Twenty minutes into the flight from New York to Dallas, the 737’s left engine failed over Pennsylvania, damaging the wing and the hydraulic and fuel lines, and sending debris into the fuselage that caused a rapid depressurization of the cabin. One passenger was partially sucked out of the plane.
“Everything was fine, until it wasn’t,” Shults said.

She was quick to credit her fellow crew for their teamwork in helping bring the flight back from the brink of disaster to a safe conclusion.

“A wise man once said, ‘It is amazing what you can accomplish when you don’t care who gets the credit.’ I was blessed to be part of an incredible team that day,” she said.
While the flight crew battled to keep the plane in the air, the cabin crew assisted the passengers with their oxygen masks and assured them that “we were not going down. We were going into Philly,” Shults said. “A destination gave hope. It changed the atmosphere immediately.”

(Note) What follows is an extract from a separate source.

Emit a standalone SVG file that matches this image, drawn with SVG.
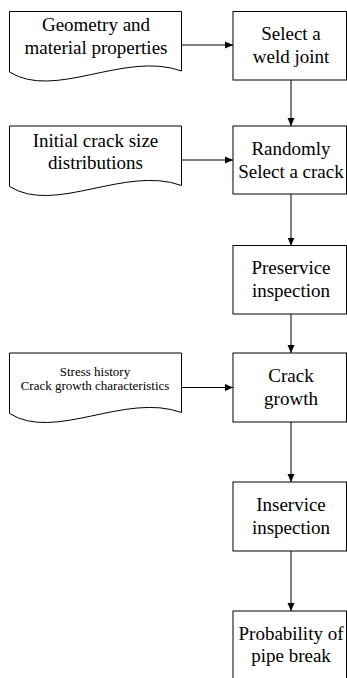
<svg xmlns="http://www.w3.org/2000/svg" width="347" height="678" viewBox="0 0 347 678" font-family="Liberation Serif, serif">
<style>
.shape{fill:#fff;stroke:#000;stroke-width:1}
.t{font-size:19px;fill:#000;text-anchor:middle}
.s{font-size:13px}
.c{stroke:#000;stroke-width:1;fill:none;marker-end:url(#ah)}
</style>
<defs>
<marker id="ah" markerUnits="userSpaceOnUse" markerWidth="9" markerHeight="8" refX="8" refY="4" orient="auto">
<path d="M0,0.5 L8,4 L0,7.5 Z" fill="#000"/>
</marker>
<path id="doc" d="M9.5,0 H181.5 V59.5 C125,39 55,89 9.5,60.5 Z"/>
</defs>
<rect width="347" height="678" fill="#fff"/>
<g id="connectors">
<line class="c" x1="182" y1="45" x2="233" y2="45"/>
<line class="c" x1="182" y1="160" x2="233" y2="160"/>
<line class="c" x1="182" y1="387.5" x2="233" y2="387.5"/>
<line class="c" x1="291" y1="80" x2="291" y2="126"/>
<line class="c" x1="291" y1="194" x2="291" y2="245.5"/>
<line class="c" x1="291" y1="314" x2="291" y2="353"/>
<line class="c" x1="291" y1="422" x2="291" y2="482"/>
<line class="c" x1="291" y1="551" x2="291" y2="611"/>
</g>
<g id="doc1">
<use href="#doc" class="shape" transform="translate(0,11.5)"/>
<text class="t" font-family="Liberation Serif, serif" x="96" y="30.5">Geometry and</text>
<text class="t" font-family="Liberation Serif, serif" x="96" y="53.5">material properties</text>
</g>
<g id="doc2">
<use href="#doc" class="shape" transform="translate(0,126)"/>
<text class="t" font-family="Liberation Serif, serif" x="95.5" y="146.5">Initial crack size</text>
<text class="t" font-family="Liberation Serif, serif" x="95.5" y="168.5">distributions</text>
</g>
<g id="doc3">
<use href="#doc" class="shape" transform="translate(0,353)"/>
<text class="t s" font-family="Liberation Serif, serif" x="95" y="375.5">Stress history</text>
<text class="t s" font-family="Liberation Serif, serif" x="95" y="390">Crack growth characteristics</text>
</g>
<g id="box1">
<rect class="shape" x="233" y="11.5" width="113.5" height="68.5"/>
<text class="t" font-family="Liberation Serif, serif" x="291" y="40">Select a</text>
<text class="t" font-family="Liberation Serif, serif" x="291" y="63">weld joint</text>
</g>
<g id="box2">
<rect class="shape" x="233" y="126" width="113.5" height="68"/>
<text class="t" font-family="Liberation Serif, serif" x="291" y="155">Randomly</text>
<text class="t" font-family="Liberation Serif, serif" x="291" y="178">Select a crack</text>
</g>
<g id="box3">
<rect class="shape" x="233" y="245.5" width="113.5" height="68.5"/>
<text class="t" font-family="Liberation Serif, serif" x="291" y="274">Preservice</text>
<text class="t" font-family="Liberation Serif, serif" x="291" y="296.5">inspection</text>
</g>
<g id="box4">
<rect class="shape" x="233" y="353" width="113.5" height="69"/>
<text class="t" font-family="Liberation Serif, serif" x="291" y="382">Crack</text>
<text class="t" font-family="Liberation Serif, serif" x="291" y="405">growth</text>
</g>
<g id="box5">
<rect class="shape" x="233" y="482" width="113.5" height="69"/>
<text class="t" font-family="Liberation Serif, serif" x="291" y="511">Inservice</text>
<text class="t" font-family="Liberation Serif, serif" x="291" y="533.5">inspection</text>
</g>
<g id="box6">
<rect class="shape" x="233" y="611" width="113.5" height="80"/>
<text class="t" font-family="Liberation Serif, serif" x="291" y="639.5">Probability of</text>
<text class="t" font-family="Liberation Serif, serif" x="291" y="662">pipe break</text>
</g>
</svg>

One passenger, Jennifer Riordan, died as a result of the accident, despite the heroic efforts of several passengers to first pull her back into the plane and then give her cardiopulmonary resuscitation. And though the plane landed safely, “and we returned 148 people to their loved ones that day,” the fact that one passenger was not still weighs heavy on herself and the crew, Shults said.
“There is a time to weep and a time to laugh,” she said. “A time to mourn and a time to dance. That day I understood those words.”

Going forward, Shults urged those in attendance to, come what may, keep blazing a trail.
“It is my hope that when you get your head down deep into the details, or grow tired of your grueling schedule, or become weary of trying to balance saving the free world and still making it home in time for a family dinner, please do not let this one fact elude you: The ripples of your obedience in serving your country, a cause greater than yourself, it changes the very posture of the world we live in,” she said.

“You certainly changed my world, by opening your ranks, allowing women to fly in the military. The Navy blazed this trail. … Your birthday quest? … I implore you to lead on. You know who you are, and where you are going. You set a good course. Please continue. Lead on.”